Egyptian authorities struggle to secure funding to repair UNESCO-listed monuments in capital’s Islamic quarter
The capital’s Islamic quarter, a UNESCO World Heritage Site since 1979 often referred to as historic Cairo, boasts some 600 listed monuments. But the task to patch up decades of dilapidation is immense, and Egyptian authorities are struggling to come up with the cash after unrest and jihadist attacks have driven away tourists and slashed crucial income.
Islamic Cairo is packed with ornate monuments, mosques and mausoleums, and its narrow streets are punctuated with trinket shops, cafés and traditional old homes—an urban fabric layered in centuries of history.
For Luis Monreal, head of the Aga Khan Trust for Culture, refurbishing the area is a never-ending project. “It’s like painting an aircraft carrier: when you finish one side, you have to start over again on the other,” he said.

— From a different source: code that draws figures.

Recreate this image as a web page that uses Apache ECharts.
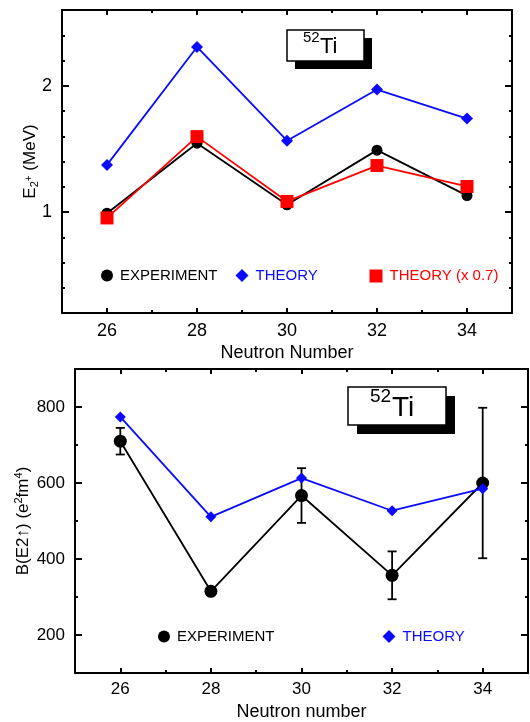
<!DOCTYPE html>
<html><head><meta charset="utf-8">
<script src="https://cdn.jsdelivr.net/npm/echarts@6/dist/echarts.min.js"></script>
<style>html,body{margin:0;padding:0;background:#fff}#c{width:530px;height:722px}</style>
</head><body><div id="c"></div>
<script>
const neutronNumbers = [26, 28, 30, 32, 34];
const e2Experiment = [0.99, 1.545, 1.057, 1.49, 1.13];
const e2Theory = [1.373, 2.307, 1.565, 1.97, 1.74];
const e2TheoryScaled = [0.953, 1.597, 1.084, 1.368, 1.202];
const be2Experiment = [710, 315, 567, 357, 600];
const be2ExperimentErr = [35, null, 72, 63, 198];
const be2Theory = [774, 511, 613, 527, 585];
const xTickLabels = [26, 28, 30, 32, 34];
const e2TickLabels = [1, 2];
const be2TickLabels = [200, 400, 600, 800];

const FONT = "'Liberation Sans', Arial, Helvetica, sans-serif";
const BLUE = '#0a0aff';
const RED = '#ff0000';

function pairs(xs, ys) { return xs.map((x, i) => [x, ys[i]]); }

function axisSet(kind, gridIndex, opts) {
  const pos = kind === 'x' ? ['bottom', 'top'] : ['left', 'right'];
  const base = {
    type: 'value', gridIndex, min: opts.min, max: opts.max, interval: opts.interval,
    splitLine: { show: false }
  };
  const main = Object.assign({}, base, {
    position: pos[0],
    axisLine: { show: true, onZero: false, lineStyle: { color: '#000', width: 2 } },
    axisTick: { show: true, inside: true, length: opts.minorLen, lineStyle: { color: '#000', width: 2 } },
    axisLabel: { show: true, customValues: opts.labels, margin: opts.margin, color: '#000', fontSize: opts.fontSize, fontFamily: FONT },
    name: opts.name, nameLocation: 'middle', nameGap: opts.nameGap, nameMoveOverlap: false,
    nameTextStyle: Object.assign({ color: '#000', fontSize: opts.nameSize, fontFamily: FONT }, opts.nameStyle || {})
  });
  const mainMajor = Object.assign({}, base, {
    position: pos[0],
    axisLine: { show: false, onZero: false },
    axisTick: { show: true, inside: true, customValues: opts.labels, length: opts.majorLen, lineStyle: { color: '#000', width: 2 } },
    axisLabel: { show: false }
  });
  const mirror = Object.assign({}, base, {
    position: pos[1],
    axisLine: { show: true, onZero: false, lineStyle: { color: '#000', width: 2 } },
    axisTick: { show: true, inside: true, length: opts.minorLen, lineStyle: { color: '#000', width: 2 } },
    axisLabel: { show: false }
  });
  const mirrorMajor = Object.assign({}, base, {
    position: pos[1],
    axisLine: { show: false, onZero: false },
    axisTick: { show: true, inside: true, customValues: opts.labels, length: opts.majorLen, lineStyle: { color: '#000', width: 2 } },
    axisLabel: { show: false }
  });
  return [main, mainMajor, mirror, mirrorMajor];
}

const xAxes = [
  ...axisSet('x', 0, { min: 25, max: 35, interval: 1, labels: xTickLabels, minorLen: 3, majorLen: 5, margin: 9, fontSize: 18,
    name: 'Neutron Number', nameGap: 31, nameSize: 18 }),
  ...axisSet('x', 1, { min: 25, max: 35, interval: 1, labels: xTickLabels, minorLen: 3, majorLen: 5, margin: 8, fontSize: 17,
    name: 'Neutron number', nameGap: 30, nameSize: 18 })
];
const yAxes = [
  ...axisSet('y', 0, { min: 0.2, max: 2.6, interval: 0.2, labels: e2TickLabels, minorLen: 3, majorLen: 7, margin: 10, fontSize: 18,
    name: '{n|E}{sub|2}{sup|+}{n| (MeV)}', nameGap: 22, nameSize: 17,
    nameStyle: { rich: {
      n: { fontSize: 17, fontFamily: FONT, color: '#000' },
      sub: { fontSize: 11, fontFamily: FONT, color: '#000', padding: [8, 0, 0, 0] },
      sup: { fontSize: 10, fontFamily: FONT, color: '#000', padding: [0, 0, 2, 0] }
    } } }),
  ...axisSet('y', 1, { min: 100, max: 900, interval: 100, labels: be2TickLabels, minorLen: 3, majorLen: 7, margin: 10, fontSize: 17,
    name: '{n|B(E2\u2191) (e}{sup|2}{n|fm}{sup|4}{n|)}', nameGap: 41, nameSize: 17,
    nameStyle: { rich: {
      n: { fontSize: 17, fontFamily: FONT, color: '#000' },
      sup: { fontSize: 11, fontFamily: FONT, color: '#000', padding: [0, 0, 10, 0] }
    } } })
];

const errData = neutronNumbers.map((x, i) => be2ExperimentErr[i] == null ? null :
  [x, be2Experiment[i] - be2ExperimentErr[i], be2Experiment[i] + be2ExperimentErr[i]]).filter(d => d);

function legendItem(name, icon, left, top, size, color) {
  return {
    data: [{ name, icon }], left, top, padding: 0, itemWidth: size, itemHeight: size, selectedMode: false,
    textStyle: { color, fontSize: 15, fontFamily: FONT, padding: [0, 0, 0, 2] }
  };
}

function labelBox(x, y, w, h, dx, dy, supSize, mainSize, supX, supY, mainX, mainY) {
  return [
    { type: 'rect', shape: { x: x + dx, y: y + dy, width: w, height: h }, style: { fill: '#000' }, z: 10 },
    { type: 'rect', shape: { x, y, width: w, height: h }, style: { fill: '#fff', stroke: '#000', lineWidth: 1.5 }, z: 11 },
    { type: 'text', x: supX, y: supY, style: { text: '52', fontSize: supSize, fontFamily: FONT, fill: '#000', verticalAlign: 'middle' }, z: 12 },
    { type: 'text', x: mainX, y: mainY, style: { text: 'Ti', fontSize: mainSize, fontFamily: FONT, fill: '#000', verticalAlign: 'middle' }, z: 12 }
  ];
}

const option = {
  animation: false,
  backgroundColor: '#fff',
  grid: [
    { left: 62, top: 10, width: 450, height: 303 },
    { left: 75, top: 369, width: 453, height: 304 }
  ],
  xAxis: xAxes,
  yAxis: yAxes,
  legend: [
    legendItem('EXPERIMENT', 'circle', 101, 268, 12, '#000'),
    legendItem('THEORY', 'diamond', 235.5, 268, 13, BLUE),
    legendItem('THEORY (x 0.7)', 'rect', 369.5, 268.5, 13, RED),
    legendItem('EXPERIMENT', 'circle', 158, 629, 12, '#000'),
    legendItem('THEORY', 'diamond', 382.5, 629, 13, BLUE)
  ],
  graphic: [
    ...labelBox(287, 30, 77, 31, 8, 8, 15, 22, 303, 38, 320, 47),
    ...labelBox(348, 387, 98, 38, 9, 9, 19, 28, 370, 397, 392, 408)
  ],
  series: [
    { name: 'THEORY', type: 'line', xAxisIndex: 0, yAxisIndex: 0, data: pairs(neutronNumbers, e2Theory),
      symbol: 'diamond', symbolSize: 12, lineStyle: { color: BLUE, width: 1.8 }, itemStyle: { color: BLUE } },
    { name: 'EXPERIMENT', type: 'line', xAxisIndex: 0, yAxisIndex: 0, data: pairs(neutronNumbers, e2Experiment),
      symbol: 'circle', symbolSize: 11, lineStyle: { color: '#000', width: 1.8 }, itemStyle: { color: '#000' } },
    { name: 'THEORY (x 0.7)', type: 'line', xAxisIndex: 0, yAxisIndex: 0, data: pairs(neutronNumbers, e2TheoryScaled),
      symbol: 'rect', symbolSize: 13, lineStyle: { color: RED, width: 1.8 }, itemStyle: { color: RED } },
    { name: 'errors', type: 'custom', xAxisIndex: 4, yAxisIndex: 4, data: errData,
      renderItem: function (params, api) {
        const x = api.value(0);
        const p1 = api.coord([x, api.value(1)]);
        const p2 = api.coord([x, api.value(2)]);
        const w = 4.5;
        const st = { stroke: '#000', lineWidth: 1.8 };
        return { type: 'group', children: [
          { type: 'line', shape: { x1: p1[0], y1: p1[1], x2: p2[0], y2: p2[1] }, style: st },
          { type: 'line', shape: { x1: p1[0] - w, y1: p1[1], x2: p1[0] + w, y2: p1[1] }, style: st },
          { type: 'line', shape: { x1: p2[0] - w, y1: p2[1], x2: p2[0] + w, y2: p2[1] }, style: st }
        ] };
      } },
    { name: 'EXPERIMENT', type: 'line', xAxisIndex: 4, yAxisIndex: 4, data: pairs(neutronNumbers, be2Experiment),
      symbol: 'circle', symbolSize: 13, lineStyle: { color: '#000', width: 1.8 }, itemStyle: { color: '#000' } },
    { name: 'THEORY', type: 'line', xAxisIndex: 4, yAxisIndex: 4, data: pairs(neutronNumbers, be2Theory),
      symbol: 'diamond', symbolSize: 11, lineStyle: { color: BLUE, width: 1.8 }, itemStyle: { color: BLUE } }
  ]
};

const chart = echarts.init(document.getElementById('c'), null, { renderer: 'canvas' });
chart.setOption(option);
</script>
</body></html>
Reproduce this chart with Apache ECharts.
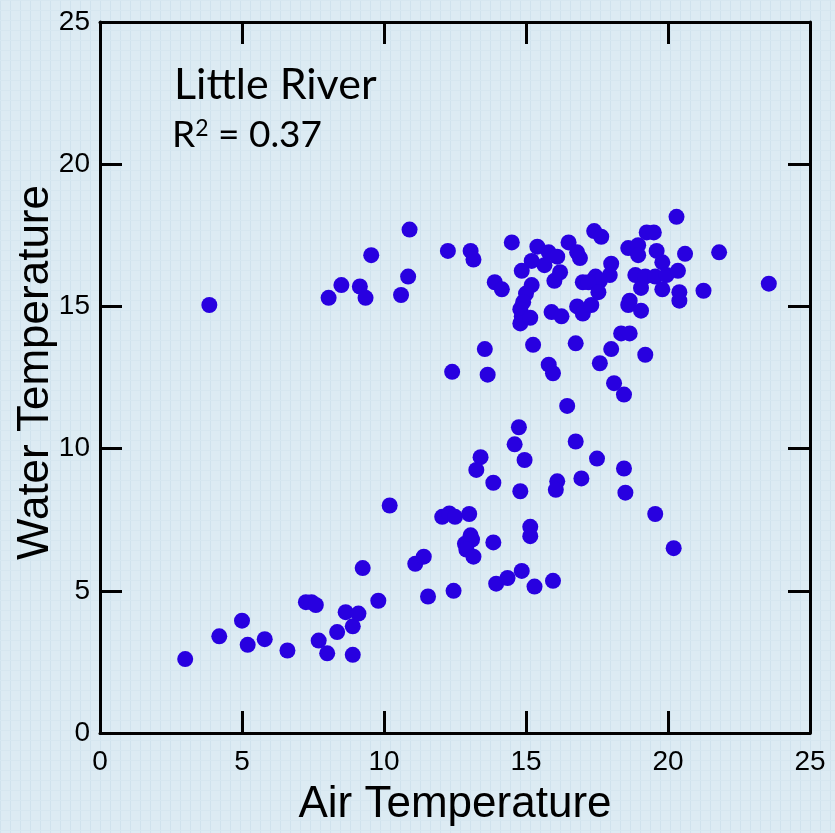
<!DOCTYPE html>
<html>
<head>
<meta charset="utf-8">
<script src="https://cdn.jsdelivr.net/npm/echarts@6/dist/echarts.min.js"></script>
<style>
html,body{margin:0;padding:0;background:#dbe9f2;}
#chart{width:835px;height:833px;}
</style>
</head>
<body>
<div id="chart"></div>
<script>
// ---- Data ----
const xTicks = [0, 5, 10, 15, 20, 25];
const yTicks = [0, 5, 10, 15, 20, 25];
const siteName = 'Little River';
const rSquared = '0.37';
const xTitle = 'Air Temperature';
const yTitle = 'Water Temperature';

// air temperature (x) values
const airTemp = [
  3.0, 4.2, 5.0, 5.2, 5.8, 6.6, 7.25, 7.45, 7.6, 7.7, 8.0, 8.35, 8.65, 8.9, 9.1, 8.9, 9.25, 9.8,
  11.1, 11.4, 11.55, 12.45, 10.2, 12.05, 12.3, 12.5, 13.0, 13.05, 13.1, 12.85, 12.9, 13.15, 13.85,
  15.15, 15.15, 13.95, 14.35, 14.85, 15.3, 15.95,
  16.45, 14.75, 14.6, 16.75, 13.4, 13.25, 14.95, 13.85, 14.8, 16.1, 16.05, 16.95, 17.5, 18.45, 18.5,
  19.55, 20.2,
  12.4, 13.55, 13.65, 15.25, 16.75, 15.8, 15.95, 18.35, 18.65, 18.0, 19.2, 17.6, 18.1, 18.45,
  3.85, 8.05, 8.5, 9.15, 9.35, 9.55, 10.9, 10.85, 10.6,
  12.25, 13.05, 13.15, 14.5, 15.4, 15.8, 16.1, 16.5, 16.8, 16.9, 15.2, 14.85, 15.65, 16.0, 16.2,
  13.9, 14.15, 15.2, 15.0, 14.9, 14.8, 14.85, 14.8, 15.15, 15.9, 16.25, 16.8, 17.0, 17.0,
  20.3, 17.4, 17.65, 19.25, 19.5, 18.6, 18.95, 18.95, 19.6, 19.8, 20.6, 21.8, 23.55, 21.25,
  18.0, 17.95, 17.45, 17.6, 17.2, 17.55, 17.3, 18.85, 19.2, 19.55, 19.95, 20.35, 19.05, 19.8,
  20.4, 20.4, 18.65, 18.6, 19.05
];
// water temperature (y) values
const waterTemp = [
  2.6, 3.4, 3.95, 3.1, 3.3, 2.9, 4.6, 4.6, 4.5, 3.25, 2.8, 3.55, 4.25, 3.75, 4.2, 2.75, 5.8, 4.65,
  5.95, 6.2, 4.8, 5.0, 8.0, 7.6, 7.72, 7.6, 7.7, 6.95, 6.8, 6.65, 6.45, 6.2, 6.7,
  7.25, 6.92, 5.25, 5.45, 5.7, 5.15, 5.35,
  11.5, 10.75, 10.15, 10.25, 9.7, 9.25, 9.6, 8.8, 8.5, 8.85, 8.55, 8.95, 9.65, 9.3, 8.45,
  7.7, 6.5,
  12.7, 13.5, 12.6, 13.65, 13.7, 12.95, 12.65, 14.05, 14.05, 13.5, 13.3, 13.0, 12.3, 11.9,
  15.05, 15.3, 15.75, 15.7, 15.3, 16.8, 17.7, 16.05, 15.4,
  16.95, 16.95, 16.65, 17.25, 17.1, 16.9, 16.75, 17.25, 16.9, 16.7, 16.6, 16.25, 16.45, 15.9, 16.2,
  15.85, 15.6, 15.75, 15.45, 15.15, 14.9, 14.65, 14.4, 14.6, 14.8, 14.65, 15.0, 14.75, 15.85,
  18.15, 17.65, 17.45, 17.6, 17.6, 17.05, 17.15, 16.8, 16.95, 16.55, 16.85, 16.9, 15.8, 15.55,
  16.5, 16.1, 16.05, 15.9, 15.85, 15.5, 15.05, 16.1, 16.05, 16.05, 16.1, 16.25, 15.65, 15.6,
  15.5, 15.2, 15.2, 15.05, 14.85
];

const points = airTemp.map((x, i) => [x, waterTemp[i]]);

// background pattern (paper-like texture)
const pat = document.createElement('canvas');
pat.width = 10; pat.height = 10;
const pc = pat.getContext('2d');
pc.fillStyle = '#dcebf3'; pc.fillRect(0, 0, 10, 10);
pc.fillStyle = '#cfe2ed'; pc.fillRect(0, 0, 1, 10);
pc.fillStyle = '#d6e7f0'; pc.fillRect(0, 0, 10, 1);

const chart = echarts.init(document.getElementById('chart'));
const axisBase = {
  type: 'value',
  min: xTicks[0],
  max: xTicks[xTicks.length - 1],
  interval: xTicks[1] - xTicks[0],
  axisLine: { show: true, onZero: false, lineStyle: { color: '#000', width: 3 } },
  axisTick: { show: true, inside: true, length: 22, lineStyle: { color: '#000', width: 3 } },
  splitLine: { show: false }
};
const labelStyle = { fontSize: 28, color: '#000', fontFamily: 'Liberation Sans, Arial, sans-serif' };
const titleStyle = { fontSize: 44, color: '#000', fontFamily: 'Liberation Sans, Arial, sans-serif' };

chart.setOption({
  backgroundColor: { image: pat, repeat: 'repeat' },
  animation: false,
  grid: { left: 100, right: 25, top: 22, bottom: 100, containLabel: false, outerBoundsMode: 'none' },
  xAxis: [
    Object.assign({}, axisBase, {
      position: 'bottom',
      axisLabel: Object.assign({ margin: 15 }, labelStyle),
      name: xTitle, nameLocation: 'middle', nameGap: 50, nameMoveOverlap: false,
      nameTextStyle: titleStyle
    }),
    Object.assign({}, axisBase, { position: 'top', axisLabel: { show: false } })
  ],
  yAxis: [
    Object.assign({}, axisBase, {
      min: yTicks[0], max: yTicks[yTicks.length - 1], interval: yTicks[1] - yTicks[0],
      position: 'left',
      axisLabel: Object.assign({ margin: 10 }, labelStyle),
      name: yTitle, nameLocation: 'middle', nameGap: 42, nameMoveOverlap: false,
      nameTextStyle: Object.assign({ padding: [0, 0, 0, 10] }, titleStyle)
    }),
    Object.assign({}, axisBase, {
      min: yTicks[0], max: yTicks[yTicks.length - 1], interval: yTicks[1] - yTicks[0],
      position: 'right', axisLabel: { show: false }
    })
  ],
  series: [{
    type: 'scatter',
    xAxisIndex: 0, yAxisIndex: 0,
    data: points,
    symbol: 'circle',
    symbolSize: 16,
    itemStyle: { color: '#2800e0', opacity: 1 }
  }],
  graphic: [
    {
      type: 'text', left: 174, top: 64,
      style: { text: siteName, fontSize: 43, fontFamily: 'Lato, "Open Sans", sans-serif', fill: '#000' }
    },
    {
      type: 'text', left: 172, top: 117,
      style: {
        text: 'R{sup|2} = ' + rSquared,
        fontSize: 37, fontFamily: 'Lato, "Open Sans", sans-serif', fill: '#000',
        rich: { sup: { fontSize: 23, verticalAlign: 'top', padding: [0, 0, 12, 0], fontFamily: 'Lato, "Open Sans", sans-serif', fill: '#000' } }
      }
    }
  ]
});
</script>
</body>
</html>
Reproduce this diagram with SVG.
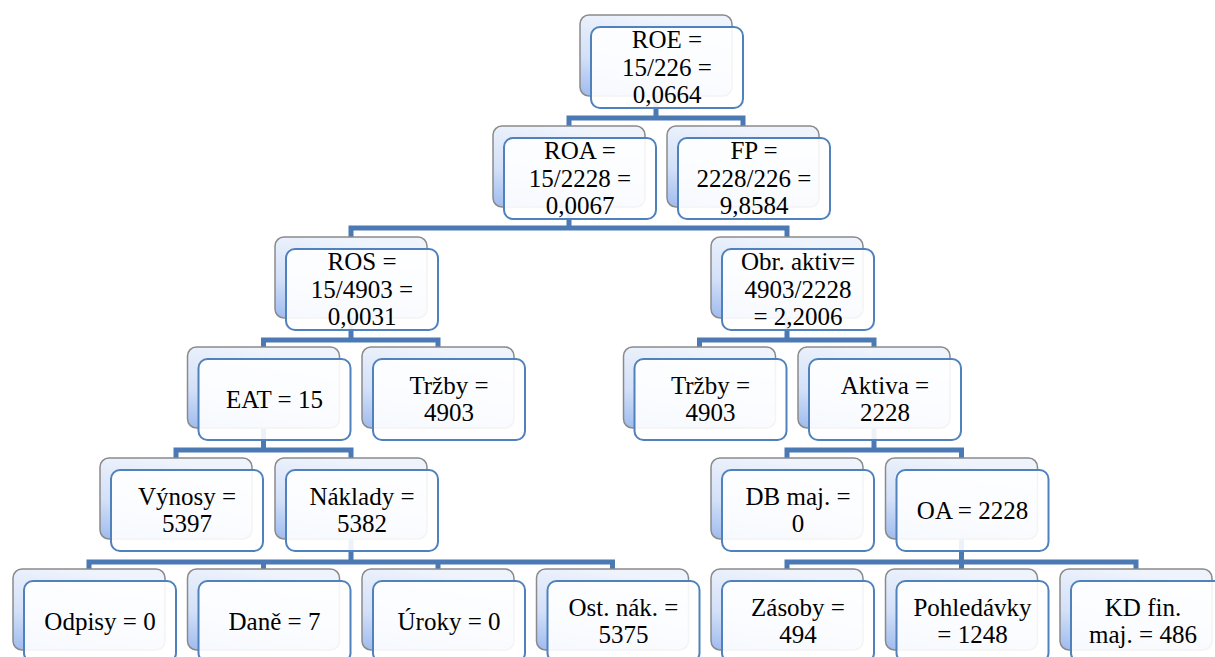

Part of the Aga Khan Foundation, his outfit has been working on restoration projects in the area since the early 2000s. In the immediate aftermath of Mubarak’s 2011 fall, many of the area’s squat traditional buildings were torn down and replaced with structures of six to eight floors.
Meanwhile, rampant theft saw centuries-old objects disappear from mosques.
And even if looting and illegal construction have since decreased, according to authorities, the historic heart of Egypt’s teeming capital of 20 million is still choked with pollution, its streets cluttered with rubbish.
UNESCO has warned several times in recent years of increasing degradation in historic Cairo, raising the alarm as it has for many other heritage cities across the globe. In 2017, its World Heritage Committee urged Egyptian authorities “to take all needed measures to halt the rapid deterioration” of sites across the quarter.
In an October visit to monitor new restoration work, Antiquities Minister Khaled el-Enany highlighted budget issues as one of the central challenges facing the district. “It’s always said that Islamic antiquities are in bad condition. It’s a fact,” he said, adding that failing sewers and monuments in residential areas had also created issues.